» Rows

-=-=-=-=-

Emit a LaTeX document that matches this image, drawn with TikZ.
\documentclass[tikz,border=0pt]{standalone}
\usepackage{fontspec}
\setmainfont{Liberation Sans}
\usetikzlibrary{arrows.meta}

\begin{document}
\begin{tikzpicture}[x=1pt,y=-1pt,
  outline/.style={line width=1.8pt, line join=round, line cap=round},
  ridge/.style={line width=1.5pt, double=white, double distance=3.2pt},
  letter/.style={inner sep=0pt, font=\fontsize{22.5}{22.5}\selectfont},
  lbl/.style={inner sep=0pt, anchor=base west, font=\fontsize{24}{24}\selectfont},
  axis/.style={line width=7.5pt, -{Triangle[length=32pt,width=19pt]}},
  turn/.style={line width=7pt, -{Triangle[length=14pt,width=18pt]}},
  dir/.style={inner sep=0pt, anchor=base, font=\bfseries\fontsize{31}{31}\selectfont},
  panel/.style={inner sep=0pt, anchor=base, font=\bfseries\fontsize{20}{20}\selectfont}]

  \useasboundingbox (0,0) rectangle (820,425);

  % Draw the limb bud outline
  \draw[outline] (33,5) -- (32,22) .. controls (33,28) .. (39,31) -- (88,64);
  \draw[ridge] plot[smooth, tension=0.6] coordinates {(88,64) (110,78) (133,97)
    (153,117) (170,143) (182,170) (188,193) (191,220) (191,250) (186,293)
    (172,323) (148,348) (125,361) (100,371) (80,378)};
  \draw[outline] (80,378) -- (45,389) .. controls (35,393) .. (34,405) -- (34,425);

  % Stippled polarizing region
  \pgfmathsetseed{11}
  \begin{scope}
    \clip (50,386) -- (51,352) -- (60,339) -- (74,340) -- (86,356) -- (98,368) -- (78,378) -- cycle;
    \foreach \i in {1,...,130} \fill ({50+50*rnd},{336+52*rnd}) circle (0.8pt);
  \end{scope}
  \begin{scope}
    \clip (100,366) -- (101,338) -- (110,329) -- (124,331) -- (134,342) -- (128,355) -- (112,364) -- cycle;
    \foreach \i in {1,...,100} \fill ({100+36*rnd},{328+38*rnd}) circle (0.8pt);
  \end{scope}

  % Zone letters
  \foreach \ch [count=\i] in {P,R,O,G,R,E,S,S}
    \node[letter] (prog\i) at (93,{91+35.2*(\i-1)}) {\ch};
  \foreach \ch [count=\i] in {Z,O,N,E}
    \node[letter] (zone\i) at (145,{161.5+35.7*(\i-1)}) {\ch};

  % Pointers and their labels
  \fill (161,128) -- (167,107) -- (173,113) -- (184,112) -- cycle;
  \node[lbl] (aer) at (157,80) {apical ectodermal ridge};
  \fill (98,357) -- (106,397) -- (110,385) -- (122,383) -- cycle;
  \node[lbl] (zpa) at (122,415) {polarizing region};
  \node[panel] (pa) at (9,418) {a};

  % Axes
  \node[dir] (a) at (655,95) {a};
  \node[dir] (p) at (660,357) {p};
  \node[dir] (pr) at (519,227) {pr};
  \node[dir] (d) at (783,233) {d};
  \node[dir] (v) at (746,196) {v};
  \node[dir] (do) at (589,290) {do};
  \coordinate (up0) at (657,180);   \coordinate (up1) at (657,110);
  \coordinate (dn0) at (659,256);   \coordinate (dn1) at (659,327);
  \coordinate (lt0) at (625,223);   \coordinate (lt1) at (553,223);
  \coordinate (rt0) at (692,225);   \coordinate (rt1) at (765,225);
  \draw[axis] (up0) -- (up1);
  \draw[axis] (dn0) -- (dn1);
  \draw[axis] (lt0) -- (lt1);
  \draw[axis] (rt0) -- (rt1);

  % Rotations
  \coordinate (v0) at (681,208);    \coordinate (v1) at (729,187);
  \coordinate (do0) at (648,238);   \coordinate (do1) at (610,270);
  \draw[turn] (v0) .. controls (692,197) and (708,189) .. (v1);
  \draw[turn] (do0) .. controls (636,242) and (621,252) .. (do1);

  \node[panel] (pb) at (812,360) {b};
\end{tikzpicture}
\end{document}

-=-=-=-=-

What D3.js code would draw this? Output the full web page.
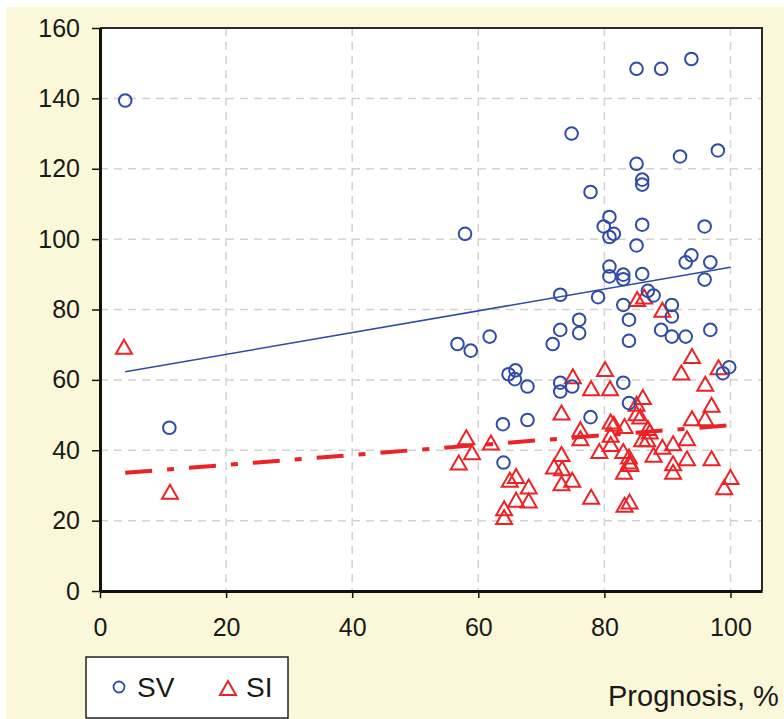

-=-=-=-=-

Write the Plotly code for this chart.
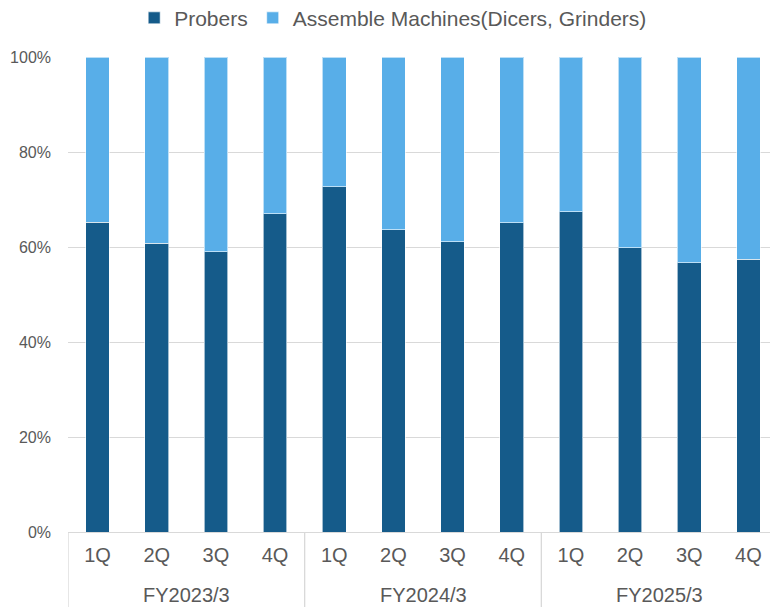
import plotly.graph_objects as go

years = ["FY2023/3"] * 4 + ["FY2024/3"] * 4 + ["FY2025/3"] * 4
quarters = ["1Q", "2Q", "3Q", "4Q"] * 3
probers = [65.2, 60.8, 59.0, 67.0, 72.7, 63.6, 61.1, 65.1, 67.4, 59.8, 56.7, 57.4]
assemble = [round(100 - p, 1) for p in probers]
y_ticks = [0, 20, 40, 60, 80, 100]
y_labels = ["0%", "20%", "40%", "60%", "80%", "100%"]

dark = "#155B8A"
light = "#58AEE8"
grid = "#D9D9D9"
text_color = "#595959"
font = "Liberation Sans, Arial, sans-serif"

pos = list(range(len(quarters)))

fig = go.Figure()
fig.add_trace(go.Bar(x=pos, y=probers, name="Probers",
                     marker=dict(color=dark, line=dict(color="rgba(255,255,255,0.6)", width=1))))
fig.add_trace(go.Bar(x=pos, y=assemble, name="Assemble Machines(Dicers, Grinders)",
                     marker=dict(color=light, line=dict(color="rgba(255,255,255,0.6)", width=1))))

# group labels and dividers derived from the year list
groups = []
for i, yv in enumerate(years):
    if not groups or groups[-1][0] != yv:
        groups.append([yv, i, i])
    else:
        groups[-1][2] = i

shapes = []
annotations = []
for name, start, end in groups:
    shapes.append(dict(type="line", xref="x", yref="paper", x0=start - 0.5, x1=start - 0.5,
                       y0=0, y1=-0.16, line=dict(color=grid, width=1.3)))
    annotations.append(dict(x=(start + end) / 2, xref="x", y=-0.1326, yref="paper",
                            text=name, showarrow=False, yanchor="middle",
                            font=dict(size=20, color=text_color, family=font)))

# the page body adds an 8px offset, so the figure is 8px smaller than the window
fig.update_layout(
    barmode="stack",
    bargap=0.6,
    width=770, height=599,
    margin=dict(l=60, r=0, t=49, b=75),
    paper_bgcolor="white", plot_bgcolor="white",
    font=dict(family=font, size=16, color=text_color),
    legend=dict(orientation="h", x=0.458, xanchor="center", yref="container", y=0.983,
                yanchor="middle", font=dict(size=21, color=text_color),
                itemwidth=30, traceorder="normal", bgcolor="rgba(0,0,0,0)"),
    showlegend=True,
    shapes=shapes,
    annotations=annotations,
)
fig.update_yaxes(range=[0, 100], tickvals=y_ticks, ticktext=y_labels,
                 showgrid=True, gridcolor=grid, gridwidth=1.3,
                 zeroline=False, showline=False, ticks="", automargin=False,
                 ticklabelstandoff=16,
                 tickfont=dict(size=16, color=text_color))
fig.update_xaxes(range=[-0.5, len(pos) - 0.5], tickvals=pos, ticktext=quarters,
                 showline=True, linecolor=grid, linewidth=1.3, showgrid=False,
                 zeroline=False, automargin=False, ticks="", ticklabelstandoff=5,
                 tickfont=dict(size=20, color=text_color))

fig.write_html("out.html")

-=-=-=-=-

Go up to the line with "Write the Plotly code for this chart." and retype exactly from there through the line with "groups[-1][2] = i". Leave out pictures.

» Exercise response
Write the Plotly code for this chart.
import plotly.graph_objects as go

years = ["FY2023/3"] * 4 + ["FY2024/3"] * 4 + ["FY2025/3"] * 4
quarters = ["1Q", "2Q", "3Q", "4Q"] * 3
probers = [65.2, 60.8, 59.0, 67.0, 72.7, 63.6, 61.1, 65.1, 67.4, 59.8, 56.7, 57.4]
assemble = [round(100 - p, 1) for p in probers]
y_ticks = [0, 20, 40, 60, 80, 100]
y_labels = ["0%", "20%", "40%", "60%", "80%", "100%"]

dark = "#155B8A"
light = "#58AEE8"
grid = "#D9D9D9"
text_color = "#595959"
font = "Liberation Sans, Arial, sans-serif"

pos = list(range(len(quarters)))

fig = go.Figure()
fig.add_trace(go.Bar(x=pos, y=probers, name="Probers",
                     marker=dict(color=dark, line=dict(color="rgba(255,255,255,0.6)", width=1))))
fig.add_trace(go.Bar(x=pos, y=assemble, name="Assemble Machines(Dicers, Grinders)",
                     marker=dict(color=light, line=dict(color="rgba(255,255,255,0.6)", width=1))))

# group labels and dividers derived from the year list
groups = []
for i, yv in enumerate(years):
    if not groups or groups[-1][0] != yv:
        groups.append([yv, i, i])
    else:
        groups[-1][2] = i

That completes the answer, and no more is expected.